Ten films, surreal and/or absurd (or with surreal and/or absurd elements), in no particular order, followed by trailers, clips, or the films in their entirety where available:

  1. Trys dienos / Three Days (Sharunas Bartas, Lithuania, 1991) Heavy-handed symbolism and perhaps only five lines of dialogue.
  1. Den’en ni Shisu / Death in the Country (Terayama Shuji, Japan, 1974) A cinematic parallel for butoh: dark, myserious, caustic, sad.

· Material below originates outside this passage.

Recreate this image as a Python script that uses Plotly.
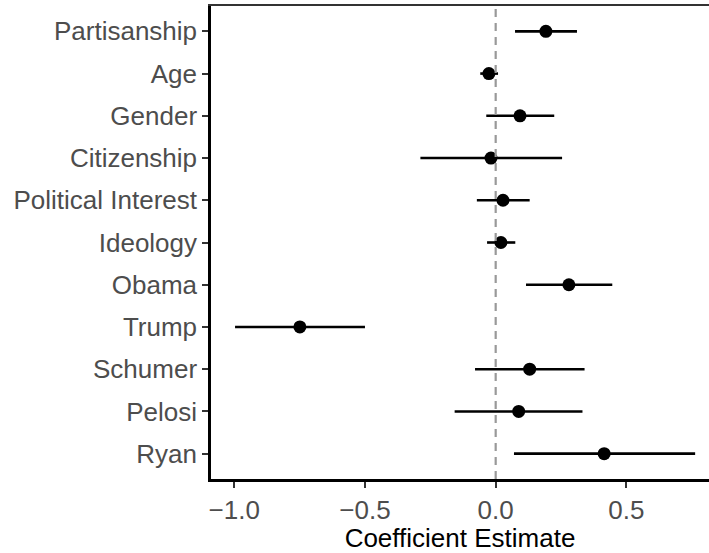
import plotly.graph_objects as go

# Coefficient estimates with 95% intervals, one row per predictor
terms = ["Partisanship", "Age", "Gender", "Citizenship", "Political Interest",
         "Ideology", "Obama", "Trump", "Schumer", "Pelosi", "Ryan"]
estimate = [0.192, -0.026, 0.093, -0.018, 0.028, 0.020, 0.280, -0.749, 0.130, 0.088, 0.415]
ci_low = [0.074, -0.059, -0.036, -0.288, -0.072, -0.033, 0.116, -0.997, -0.079, -0.157, 0.070]
ci_high = [0.311, 0.009, 0.224, 0.254, 0.130, 0.075, 0.446, -0.500, 0.340, 0.332, 0.763]

x_ticks = [-1.0, -0.5, 0.0, 0.5]
x_tick_text = ["\u22121.0", "\u22120.5", "0.0", "0.5"]

err_plus = [h - e for h, e in zip(ci_high, estimate)]
err_minus = [e - l for e, l in zip(estimate, ci_low)]

FONT = "Liberation Sans, Arial, Helvetica, sans-serif"
X_RANGE = [-1.089, 0.816]

fig = go.Figure()
fig.add_trace(go.Scatter(
    x=estimate, y=terms, mode="markers",
    marker=dict(size=13, color="black"),
    error_x=dict(type="data", symmetric=False, array=err_plus, arrayminus=err_minus,
                 color="black", thickness=2.6, width=0),
    showlegend=False, hoverinfo="skip",
))
# empty trace so the top frame axis gets drawn
fig.add_trace(go.Scatter(
    x=[None], y=[None], xaxis="x2", yaxis="y", mode="markers",
    showlegend=False, hoverinfo="skip",
))

# reference line at zero
fig.add_shape(type="line", xref="x", yref="paper", x0=0, x1=0, y0=0, y1=1,
              line=dict(color="#999999", width=2.2, dash="8px,6px"), layer="above")

fig.update_layout(
    template="none",
    width=709, height=553,
    margin=dict(l=211, r=0, t=6, b=74),
    paper_bgcolor="white", plot_bgcolor="white",
    font=dict(family=FONT, size=26, color="#4D4D4D"),
    xaxis=dict(
        range=X_RANGE, tickvals=x_ticks, ticktext=x_tick_text,
        showgrid=False, zeroline=False,
        showline=True, linecolor="black", linewidth=2.5,
        ticks="outside", ticklen=6, tickwidth=2, tickcolor="#333333",
        tickfont=dict(family=FONT, size=26, color="#4D4D4D"),
        title=dict(text="Coefficient Estimate", standoff=6,
                   font=dict(family=FONT, size=26, color="black")),
    ),
    # thin frame line along the top of the panel
    xaxis2=dict(
        overlaying="x", side="top", range=X_RANGE,
        showline=True, linecolor="#333333", linewidth=1.5,
        showgrid=False, zeroline=False, showticklabels=False, ticks="",
    ),
    yaxis=dict(
        type="category", categoryorder="array", categoryarray=terms,
        range=[10.6, -0.6],
        showgrid=False, zeroline=False,
        showline=True, linecolor="black", linewidth=2.5,
        ticks="outside", ticklen=6, tickwidth=2, tickcolor="#333333",
        tickfont=dict(family=FONT, size=26, color="#4D4D4D"),
    ),
)

fig.write_html("out.html", config={"displayModeBar": False})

  1. Jol / The Road (Darezhan Omirbaev, Kazakhstan, 2001) A film by a director who knows better than to show too much.
  1. Careful (Guy Maddin, Canada, 1992) Maddin created his own style, a pastiche. A comedy of despair.
  1. Ai no Korida / In the Realm of the Senses (Oshima Nagisa, Japan, 1976) Those with some background on the topic will know how the story ends. For the credits to roll so soon afterward is very bold – to say the least.
  1. Stalker (Andrei Tarkovsky, Soviet Union, 1979) There are many stories about escaping to the outside. Stalker is about escaping to the inside.
  1. Le Charme discret de la bourgeoisie / Discreet Charm of the Bourgeoisie (Luis Bunuel, France, 1972) This film wants to turn the world upside down.
  1. Kawa no Nagare wa Baiorin no Oto (Sasaki Shoichiro, Japan, 1981) A cinematic rule: if there’s a gun it has to shoot. This film breaks that rule. Click here for full review and film.
  1. Keshtzarhaye sepid / The White Meadows (Mohammad Rasoulof, Iran, 2009) Allegorical and magic.
  1. Liverpool (Lisandro Alonso, Argentina, 2008) A sailor returns home. Nobody wants him back.